The Complete Guide to AI API Cost Optimization
How to optimize AI API cost without damaging reliability, including routing policy, caching, and incident-aware controls.
How to optimize AI API cost without damaging reliability, including routing policy, caching, and incident-aware controls.
Many teams optimize for unit cost and accidentally create reliability fragility. The right approach balances cost and resilience using workload segmentation and policy-aware routing.
Cheapest provider at baseline is not always cheapest during degradation if failover is unmanaged.
Segment by business value and latency sensitivity. Critical interactive traffic may justify higher unit cost for stronger reliability, while batch flows can be deferred or queued.
Apply token budgeting and response-size controls to reduce avoidable spend without sacrificing quality where it matters.
Semantic caching, prompt normalization, and response reuse can reduce repeated spend significantly. But caching policies must include freshness and correctness guardrails.
For deterministic or low-variance prompts, cache hit rates can materially reduce total monthly costs.

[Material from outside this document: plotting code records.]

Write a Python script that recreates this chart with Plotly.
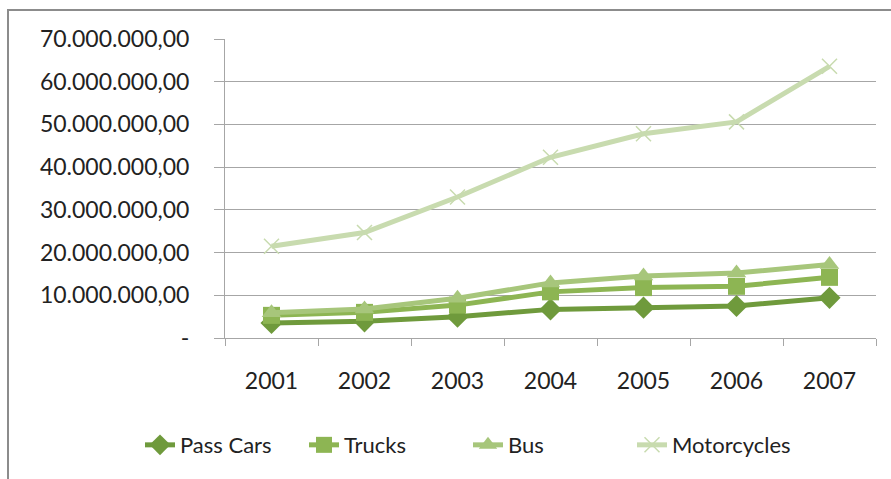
import plotly.graph_objects as go

years = ["2001", "2002", "2003", "2004", "2005", "2006", "2007"]
pass_cars = [3.5e6, 3.9e6, 5.0e6, 6.7e6, 7.1e6, 7.5e6, 9.4e6]
trucks = [5.3e6, 6.0e6, 7.7e6, 10.8e6, 11.8e6, 12.1e6, 14.2e6]
bus = [5.9e6, 6.8e6, 9.3e6, 12.9e6, 14.5e6, 15.2e6, 17.2e6]
motorcycles = [21.5e6, 24.7e6, 33.0e6, 42.3e6, 47.8e6, 50.6e6, 63.6e6]

y_tickvals = [0, 10e6, 20e6, 30e6, 40e6, 50e6, 60e6, 70e6]
y_ticktext = ["-", "10.000.000,00", "20.000.000,00", "30.000.000,00",
              "40.000.000,00", "50.000.000,00", "60.000.000,00", "70.000.000,00"]

series = [
    ("Pass Cars", pass_cars, "#6f9a3c", "diamond", 17),
    ("Trucks", trucks, "#8db553", "square", 17),
    ("Bus", bus, "#a7c67b", "triangle-up", 17),
    ("Motorcycles", motorcycles, "#c8dbaf", "x-thin", 15),
]

fig = go.Figure()
for name, vals, color, sym, size in series:
    marker = dict(symbol=sym, size=size, color=color)
    if sym == "x-thin":
        marker["line"] = dict(color=color, width=1.5)
    fig.add_trace(go.Scatter(
        x=years, y=vals, name=name, mode="lines+markers",
        line=dict(color=color, width=5),
        marker=marker,
    ))

font_family = "Lato, 'Open Sans', sans-serif"
fig.update_layout(
    width=891, height=479,
    margin=dict(l=225, r=15, t=39, b=141),
    paper_bgcolor="white", plot_bgcolor="white",
    font=dict(family=font_family, size=22, color="#222222"),
    showlegend=True,
    legend=dict(orientation="h", x=(140 - 225) / 651, xanchor="left", y=-0.358, yanchor="middle",
                font=dict(size=22, color="#222222"), entrywidth=119, entrywidthmode="pixels",
                bgcolor="rgba(0,0,0,0)"),
    xaxis=dict(
        type="category", showgrid=False, showline=True, linecolor="#a6a6a6", linewidth=1,
        ticks="outside", tickson="boundaries", ticklen=7, tickcolor="#a6a6a6",
        tickfont=dict(size=23, color="#222222"), ticklabelstandoff=22,
        range=[-0.5, 6.5], zeroline=False,
    ),
    yaxis=dict(
        range=[0, 70e6], tickvals=y_tickvals, ticktext=y_ticktext,
        showgrid=True, gridcolor="#a6a6a6", gridwidth=1,
        showline=True, linecolor="#a6a6a6", linewidth=1,
        ticks="outside", ticklen=10, tickcolor="#a6a6a6",
        tickfont=dict(size=23, color="#222222"), ticklabelstandoff=20,
        zeroline=False,
    ),
    shapes=[dict(type="rect", xref="paper", yref="paper",
                 x0=(8 - 225) / 651, x1=3, y0=-3, y1=(338 - 10) / 299,
                 line=dict(color="#8c8c8c", width=2), fillcolor="rgba(0,0,0,0)", layer="below")],
)

fig.write_html("out.html")
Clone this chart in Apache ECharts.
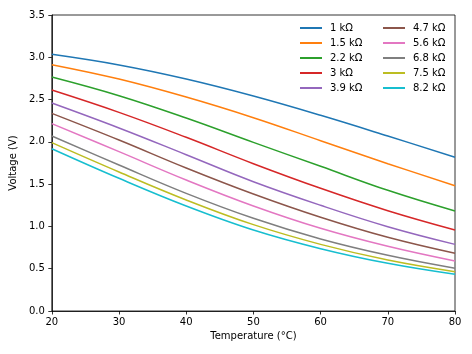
<!DOCTYPE html>
<html>
<head>
<meta charset="utf-8">
<script src="https://cdn.jsdelivr.net/npm/echarts@6/dist/echarts.min.js"></script>
<style>html,body{margin:0;padding:0;background:#fff}#c{width:472px;height:354px}</style>
</head>
<body>
<div id="c"></div>
<script>
const temps = [20, 30, 40, 50, 60, 70, 80];
const names = ['1 kΩ','1.5 kΩ','2.2 kΩ','3 kΩ','3.9 kΩ','4.7 kΩ','5.6 kΩ','6.8 kΩ','7.5 kΩ','8.2 kΩ'];
const v1k   = [3.035, 2.909, 2.743, 2.542, 2.314, 2.069, 1.817];
const v1k5  = [2.913, 2.743, 2.530, 2.286, 2.014, 1.742, 1.482];
const v2k2  = [2.767, 2.546, 2.282, 1.994, 1.711, 1.427, 1.182];
const v3k   = [2.613, 2.349, 2.054, 1.742, 1.451, 1.186, 0.958];
const v3k9  = [2.459, 2.164, 1.848, 1.529, 1.250, 0.997, 0.788];
const v4k7  = [2.337, 2.022, 1.691, 1.383, 1.108, 0.871, 0.682];
const v5k6  = [2.215, 1.884, 1.549, 1.242, 0.978, 0.765, 0.591];
const v6k8  = [2.069, 1.726, 1.391, 1.096, 0.851, 0.658, 0.505];
const v7k5  = [1.991, 1.644, 1.313, 1.021, 0.788, 0.603, 0.465];
const v8k2  = [1.919, 1.569, 1.242, 0.958, 0.737, 0.564, 0.434];
const yTicks = ['0.0','0.5','1.0','1.5','2.0','2.5','3.0','3.5'];
const xTicks = ['20','30','40','50','60','70','80'];

const allSeries = [v1k, v1k5, v2k2, v3k, v3k9, v4k7, v5k6, v6k8, v7k5, v8k2];
const colors = ['#1f77b4','#ff7f0e','#2ca02c','#d62728','#9467bd','#8c564b','#e377c2','#7f7f7f','#bcbd22','#17becf'];
const font = 'DejaVu Sans';

const chart = echarts.init(document.getElementById('c'), null, {renderer: 'canvas'});
const legendBase = {
  orient: 'vertical', top: 22, itemWidth: 22, itemHeight: 2, itemGap: 3,
  icon: 'rect', padding: 0,
  textStyle: {fontFamily: font, fontSize: 10, color: '#000', lineHeight: 12, padding: [0,0,0,3]}
};
chart.setOption({
  animation: false,
  color: colors,
  grid: {left: 49, right: 17, top: 15, bottom: 43, show: true, borderColor: '#000', borderWidth: 0.8, containLabel: false},
  legend: [
    Object.assign({}, legendBase, {left: 300, data: names.slice(0,5)}),
    Object.assign({}, legendBase, {left: 383, data: names.slice(5)})
  ],
  xAxis: {
    type: 'value', min: 20, max: 80, interval: 10,
    name: 'Temperature (°C)', nameLocation: 'middle', nameGap: 20,
    nameTextStyle: {fontFamily: font, fontSize: 10, color: '#000'},
    axisLine: {show: true, lineStyle: {color: '#000', width: 0.8}},
    axisTick: {show: true, length: 3.5, lineStyle: {color: '#000', width: 0.8}},
    axisLabel: {fontFamily: font, fontSize: 10, color: '#000', margin: 6,
      formatter: v => xTicks[temps.indexOf(v)] !== undefined ? xTicks[temps.indexOf(v)] : String(v)},
    splitLine: {show: false}
  },
  yAxis: {
    type: 'value', min: 0, max: 3.5, interval: 0.5,
    name: 'Voltage (V)', nameLocation: 'middle', nameGap: 30,
    nameTextStyle: {fontFamily: font, fontSize: 10, color: '#000'},
    axisLine: {show: true, lineStyle: {color: '#000', width: 0.8}},
    axisTick: {show: true, length: 3.5, lineStyle: {color: '#000', width: 0.8}},
    axisLabel: {fontFamily: font, fontSize: 10, color: '#000', margin: 7,
      formatter: v => yTicks[Math.round(v / 0.5)]},
    splitLine: {show: false}
  },
  series: allSeries.map((vals, i) => ({
    name: names[i], type: 'line', showSymbol: false, smooth: 0.4,
    lineStyle: {width: 1.5, color: colors[i]}, itemStyle: {color: colors[i]},
    data: temps.map((t, j) => [t, vals[j]])
  }))
});
</script>
</body>
</html>
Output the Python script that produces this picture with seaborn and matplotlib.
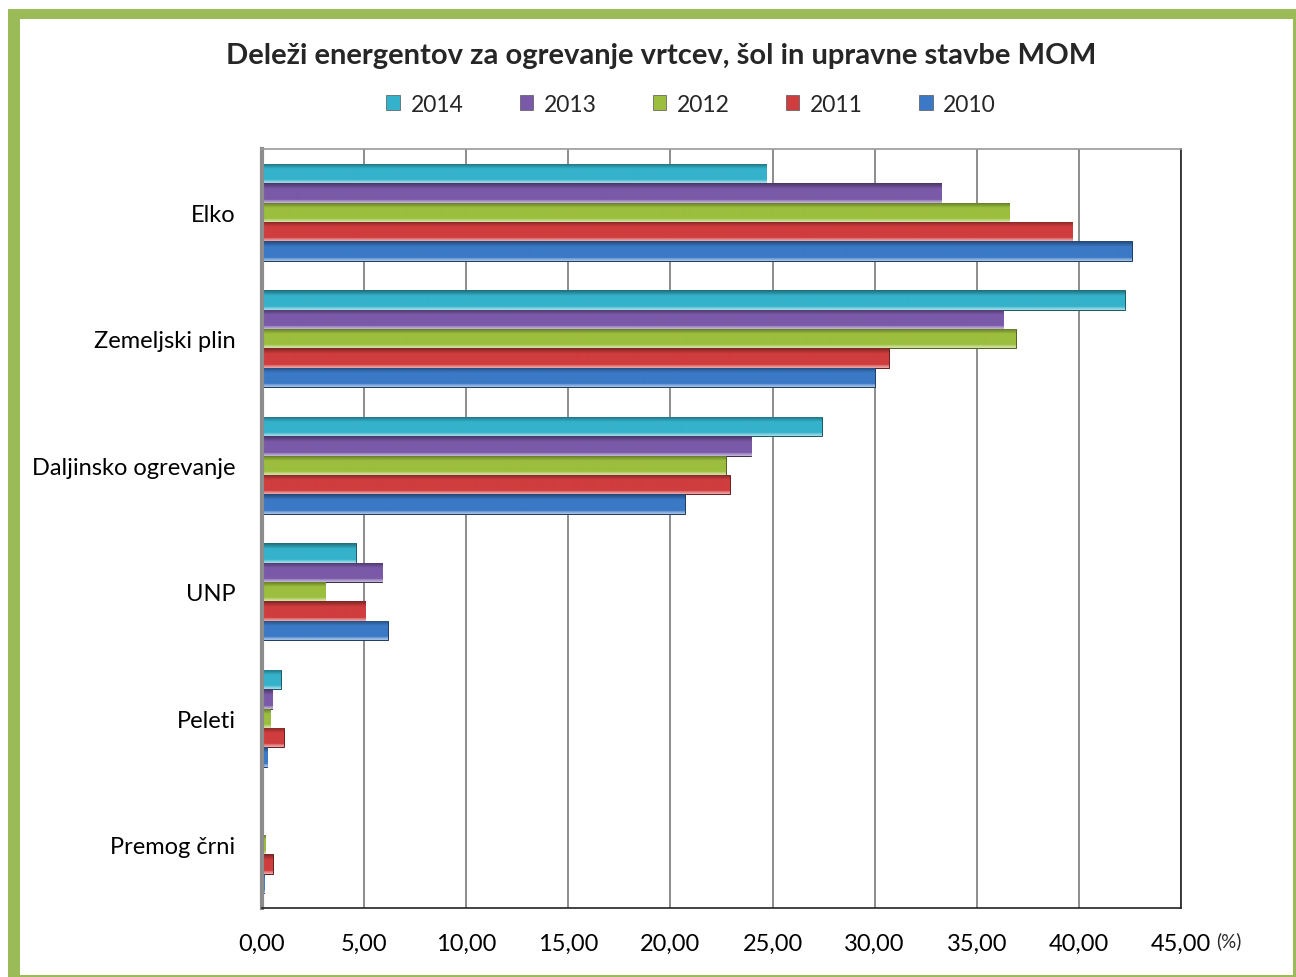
import numpy as np
import pandas as pd
import matplotlib
matplotlib.use("Agg")
import matplotlib.pyplot as plt
import matplotlib.colors as mcolors
from matplotlib.patches import Rectangle
from matplotlib.ticker import FuncFormatter, MultipleLocator
import seaborn as sns

# Deleži energentov (%) po letih
energenti = ["Elko", "Zemeljski plin", "Daljinsko ogrevanje", "UNP", "Peleti", "Premog črni"]
leta = ["2014", "2013", "2012", "2011", "2010"]

delez_2014 = [24.68, 42.25, 27.40, 4.58, 0.91, 0.00]
delez_2013 = [33.27, 36.30, 23.96, 5.90, 0.50, 0.00]
delez_2012 = [36.60, 36.90, 22.70, 3.10, 0.40, 0.16]
delez_2011 = [39.67, 30.70, 22.90, 5.05, 1.06, 0.52]
delez_2010 = [42.60, 30.00, 20.70, 6.15, 0.26, 0.11]

barve = ["#35B2CB", "#7A5AA8", "#9CBE3E", "#D03D3E", "#3B79C6"]

vrednosti = {"2014": delez_2014, "2013": delez_2013, "2012": delez_2012,
             "2011": delez_2011, "2010": delez_2010}
df = pd.DataFrame([
    {"energent": e, "leto": l, "delez": v}
    for l in leta for e, v in zip(energenti, vrednosti[l])
])

sns.set_theme(style="white")
plt.rcParams["font.family"] = ["Lato", "DejaVu Sans"]

W, H = 1296, 978
fig = plt.figure(figsize=(W / 100, H / 100), dpi=100)

# green frame around the chart
fig.patches.append(Rectangle((8 / W, 0), 1 - 8 / W, 1 - 10 / H, transform=fig.transFigure,
                             facecolor="#9BBB59", edgecolor="none", zorder=-10))
fig.patches.append(Rectangle((20 / W, 2 / H), (1293 - 20) / W, (976 - 20) / H,
                             transform=fig.transFigure, facecolor="white",
                             edgecolor="none", zorder=-9))

ax = fig.add_axes([262 / W, 1 - 909 / H, 919 / W, 759 / H])
ax.set_facecolor("none")

sns.barplot(data=df, y="energent", x="delez", hue="leto", order=energenti,
            hue_order=leta, palette=barve, orient="h", width=0.77, ax=ax,
            saturation=1, edgecolor="none", linewidth=0)

# beveled look: vertical light-to-dark gradient clipped to every bar
bars = [p for p in ax.patches if p.get_width() > 0]
for p in bars:
    base = np.array(mcolors.to_rgb(p.get_facecolor()))
    x0, y0 = p.get_x(), p.get_y()
    w, h = p.get_width(), p.get_height()
    t = np.linspace(0, 1, 40)
    light = base + (1 - base) * 0.55
    dark = base * 0.6
    cols = np.empty((40, 3))
    for i, s in enumerate(t):
        if s < 0.15:
            c = light * (1 - s / 0.15) + (base + (1 - base) * 0.2) * (s / 0.15)
        elif s < 0.72:
            c = base
        else:
            c = base * (1 - (s - 0.72) / 0.28) + dark * ((s - 0.72) / 0.28)
        cols[i] = c
    img = cols[:, None, :]
    im = ax.imshow(img, extent=[x0, x0 + w, y0 + h, y0], aspect="auto",
                   origin="lower", zorder=2.5, interpolation="bilinear")
    im.set_clip_path(p)
    p.set_edgecolor(tuple(base * 0.5))
    p.set_linewidth(0.7)
    p.set_zorder(2.4)

ax.set_xlim(0, 45)
ax.set_ylim(len(energenti) - 0.5, -0.5)
ax.xaxis.set_major_locator(MultipleLocator(5))
ax.xaxis.set_major_formatter(FuncFormatter(lambda v, _: f"{v:.2f}".replace(".", ",")))
ax.grid(axis="x", color="#8C8C8C", linewidth=1.4)
ax.grid(axis="y", visible=False)
ax.set_axisbelow(True)
ax.set_xlabel("")
ax.set_ylabel("")
ax.tick_params(axis="both", length=0, labelsize=17, colors="#000000")
ax.tick_params(axis="x", pad=18)
ax.tick_params(axis="y", pad=19)

for side in ["top", "right", "bottom"]:
    ax.spines[side].set_color("#222222")
    ax.spines[side].set_linewidth(1.2)
ax.spines["top"].set_color("#9A9A9A")
ax.spines["left"].set_color("#8C8C8C")
ax.spines["left"].set_linewidth(3)
for s in ax.spines.values():
    s.set_zorder(5)

leg = ax.legend(loc="center", bbox_to_anchor=(691 / W, 1 - 105 / H),
                bbox_transform=fig.transFigure, ncol=5, frameon=False,
                fontsize=16.5, handlelength=0.6, handleheight=0.6,
                handletextpad=0.45, columnspacing=2.45)
for hnd in leg.legend_handles:
    hnd.set_edgecolor("#555555")
    hnd.set_linewidth(0.5)

fig.text(661 / W, 1 - 56 / H,
         "Deleži energentov za ogrevanje vrtcev, šol in upravne stavbe MOM",
         ha="center", va="center", fontsize=21, fontweight="bold")
fig.text(1216 / W, 1 - 941 / H, "(%)", ha="left", va="center", fontsize=13.5)

fig.savefig("out.png", dpi=100)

Use weighted routing with upper spend caps. During incidents, switch only affected classes or endpoints instead of full migration.
Add a maximum backup traffic percentage to avoid bill shock while preserving essential user paths.
Track cost per successful response, not just cost per request. During instability, retries and timeouts can hide true cost inflation.
Build dashboards that combine reliability and spend metrics in one view so finance and engineering share context.
Define a monthly cost-reliability review: baseline costs, incident deltas, fallback spend, and policy updates.
Sustainable optimization comes from iterative policy, not one-time model swaps.